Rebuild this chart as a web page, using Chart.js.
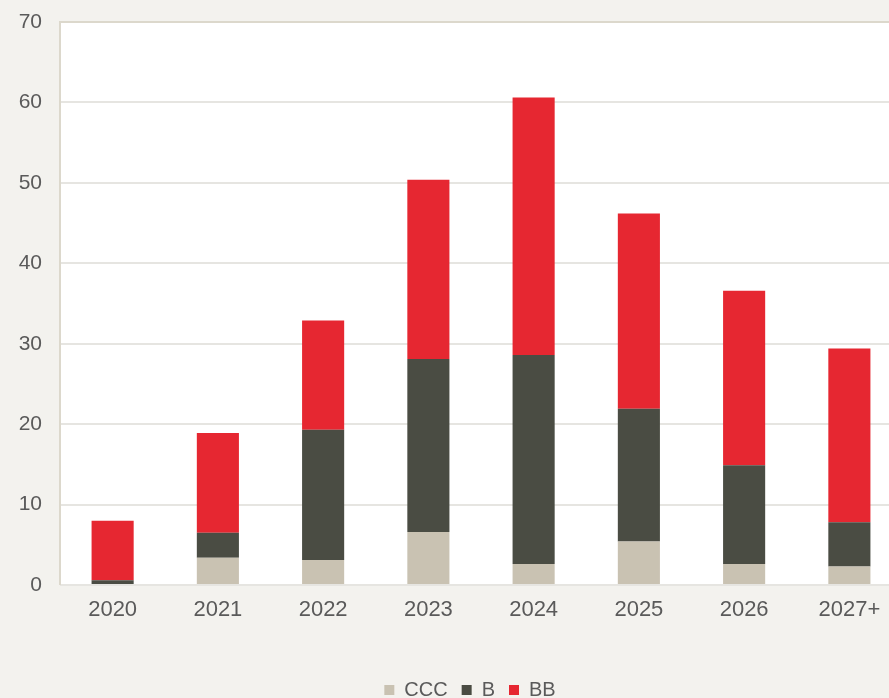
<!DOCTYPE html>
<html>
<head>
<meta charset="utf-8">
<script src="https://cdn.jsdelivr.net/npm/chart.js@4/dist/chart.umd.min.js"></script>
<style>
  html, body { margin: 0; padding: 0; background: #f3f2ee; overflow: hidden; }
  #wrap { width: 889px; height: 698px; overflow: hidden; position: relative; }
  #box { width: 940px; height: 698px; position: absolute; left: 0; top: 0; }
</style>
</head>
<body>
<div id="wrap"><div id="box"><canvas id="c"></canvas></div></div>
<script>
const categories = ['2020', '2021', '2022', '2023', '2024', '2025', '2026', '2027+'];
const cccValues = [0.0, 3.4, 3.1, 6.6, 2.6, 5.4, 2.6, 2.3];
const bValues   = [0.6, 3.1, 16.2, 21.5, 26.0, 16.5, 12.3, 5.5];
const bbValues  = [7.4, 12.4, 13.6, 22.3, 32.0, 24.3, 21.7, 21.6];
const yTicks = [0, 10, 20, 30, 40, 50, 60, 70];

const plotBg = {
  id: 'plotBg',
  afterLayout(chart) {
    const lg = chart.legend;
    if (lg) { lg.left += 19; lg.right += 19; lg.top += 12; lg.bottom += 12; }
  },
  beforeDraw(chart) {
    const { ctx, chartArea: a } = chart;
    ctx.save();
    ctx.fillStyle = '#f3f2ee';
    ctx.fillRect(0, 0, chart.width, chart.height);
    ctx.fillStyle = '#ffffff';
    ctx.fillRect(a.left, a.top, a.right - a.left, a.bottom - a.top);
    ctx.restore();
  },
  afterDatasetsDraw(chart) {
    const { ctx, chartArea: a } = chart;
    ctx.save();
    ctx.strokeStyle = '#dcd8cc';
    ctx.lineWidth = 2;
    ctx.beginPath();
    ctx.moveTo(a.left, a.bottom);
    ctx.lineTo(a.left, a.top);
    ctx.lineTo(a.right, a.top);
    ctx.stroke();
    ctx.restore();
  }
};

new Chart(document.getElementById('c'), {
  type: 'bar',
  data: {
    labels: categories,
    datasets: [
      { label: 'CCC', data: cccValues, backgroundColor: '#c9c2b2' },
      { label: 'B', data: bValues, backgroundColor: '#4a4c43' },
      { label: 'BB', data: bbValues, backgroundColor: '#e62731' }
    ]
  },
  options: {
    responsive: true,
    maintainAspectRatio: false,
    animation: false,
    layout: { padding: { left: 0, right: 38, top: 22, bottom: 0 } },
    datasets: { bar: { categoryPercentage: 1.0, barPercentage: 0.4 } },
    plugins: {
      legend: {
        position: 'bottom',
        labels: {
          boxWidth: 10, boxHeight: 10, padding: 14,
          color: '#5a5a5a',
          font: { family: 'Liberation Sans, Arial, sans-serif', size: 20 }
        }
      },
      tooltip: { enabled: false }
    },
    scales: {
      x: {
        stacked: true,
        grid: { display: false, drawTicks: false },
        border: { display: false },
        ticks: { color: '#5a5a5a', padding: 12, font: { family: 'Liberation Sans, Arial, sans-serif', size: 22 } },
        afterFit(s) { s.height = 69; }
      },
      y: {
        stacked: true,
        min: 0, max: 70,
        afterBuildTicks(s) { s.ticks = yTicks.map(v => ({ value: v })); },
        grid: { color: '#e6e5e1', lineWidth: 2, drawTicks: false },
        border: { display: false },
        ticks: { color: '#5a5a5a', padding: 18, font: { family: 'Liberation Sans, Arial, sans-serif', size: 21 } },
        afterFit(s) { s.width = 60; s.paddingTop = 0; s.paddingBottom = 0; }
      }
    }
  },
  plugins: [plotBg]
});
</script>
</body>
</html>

★ ★ ★ ★ ★ ★ ★

Given problem => Images should not appear in the copy; retype the listing above exactly.

Answer to this task =>
Rebuild this chart as a web page, using Chart.js.
<!DOCTYPE html>
<html>
<head>
<meta charset="utf-8">
<script src="https://cdn.jsdelivr.net/npm/chart.js@4/dist/chart.umd.min.js"></script>
<style>
  html, body { margin: 0; padding: 0; background: #f3f2ee; overflow: hidden; }
  #wrap { width: 889px; height: 698px; overflow: hidden; position: relative; }
  #box { width: 940px; height: 698px; position: absolute; left: 0; top: 0; }
</style>
</head>
<body>
<div id="wrap"><div id="box"><canvas id="c"></canvas></div></div>
<script>
const categories = ['2020', '2021', '2022', '2023', '2024', '2025', '2026', '2027+'];
const cccValues = [0.0, 3.4, 3.1, 6.6, 2.6, 5.4, 2.6, 2.3];
const bValues   = [0.6, 3.1, 16.2, 21.5, 26.0, 16.5, 12.3, 5.5];
const bbValues  = [7.4, 12.4, 13.6, 22.3, 32.0, 24.3, 21.7, 21.6];
const yTicks = [0, 10, 20, 30, 40, 50, 60, 70];

const plotBg = {
  id: 'plotBg',
  afterLayout(chart) {
    const lg = chart.legend;
    if (lg) { lg.left += 19; lg.right += 19; lg.top += 12; lg.bottom += 12; }
  },
  beforeDraw(chart) {
    const { ctx, chartArea: a } = chart;
    ctx.save();
    ctx.fillStyle = '#f3f2ee';
    ctx.fillRect(0, 0, chart.width, chart.height);
    ctx.fillStyle = '#ffffff';
    ctx.fillRect(a.left, a.top, a.right - a.left, a.bottom - a.top);
    ctx.restore();
  },
  afterDatasetsDraw(chart) {
    const { ctx, chartArea: a } = chart;
    ctx.save();
    ctx.strokeStyle = '#dcd8cc';
    ctx.lineWidth = 2;
    ctx.beginPath();
    ctx.moveTo(a.left, a.bottom);
    ctx.lineTo(a.left, a.top);
    ctx.lineTo(a.right, a.top);
    ctx.stroke();
    ctx.restore();
  }
};

new Chart(document.getElementById('c'), {
  type: 'bar',
  data: {
    labels: categories,
    datasets: [
      { label: 'CCC', data: cccValues, backgroundColor: '#c9c2b2' },
      { label: 'B', data: bValues, backgroundColor: '#4a4c43' },
      { label: 'BB', data: bbValues, backgroundColor: '#e62731' }
    ]
  },
  options: {
    responsive: true,
    maintainAspectRatio: false,
    animation: false,
    layout: { padding: { left: 0, right: 38, top: 22, bottom: 0 } },
    datasets: { bar: { categoryPercentage: 1.0, barPercentage: 0.4 } },
    plugins: {
      legend: {
        position: 'bottom',
        labels: {
          boxWidth: 10, boxHeight: 10, padding: 14,
          color: '#5a5a5a',
          font: { family: 'Liberation Sans, Arial, sans-serif', size: 20 }
        }
      },
      tooltip: { enabled: false }
    },
    scales: {
      x: {
        stacked: true,
        grid: { display: false, drawTicks: false },
        border: { display: false },
        ticks: { color: '#5a5a5a', padding: 12, font: { family: 'Liberation Sans, Arial, sans-serif', size: 22 } },
        afterFit(s) { s.height = 69; }
      },
      y: {
        stacked: true,
        min: 0, max: 70,
        afterBuildTicks(s) { s.ticks = yTicks.map(v => ({ value: v })); },
        grid: { color: '#e6e5e1', lineWidth: 2, drawTicks: false },
        border: { display: false },
        ticks: { color: '#5a5a5a', padding: 18, font: { family: 'Liberation Sans, Arial, sans-serif', size: 21 } },
        afterFit(s) { s.width = 60; s.paddingTop = 0; s.paddingBottom = 0; }
      }
    }
  },
  plugins: [plotBg]
});
</script>
</body>
</html>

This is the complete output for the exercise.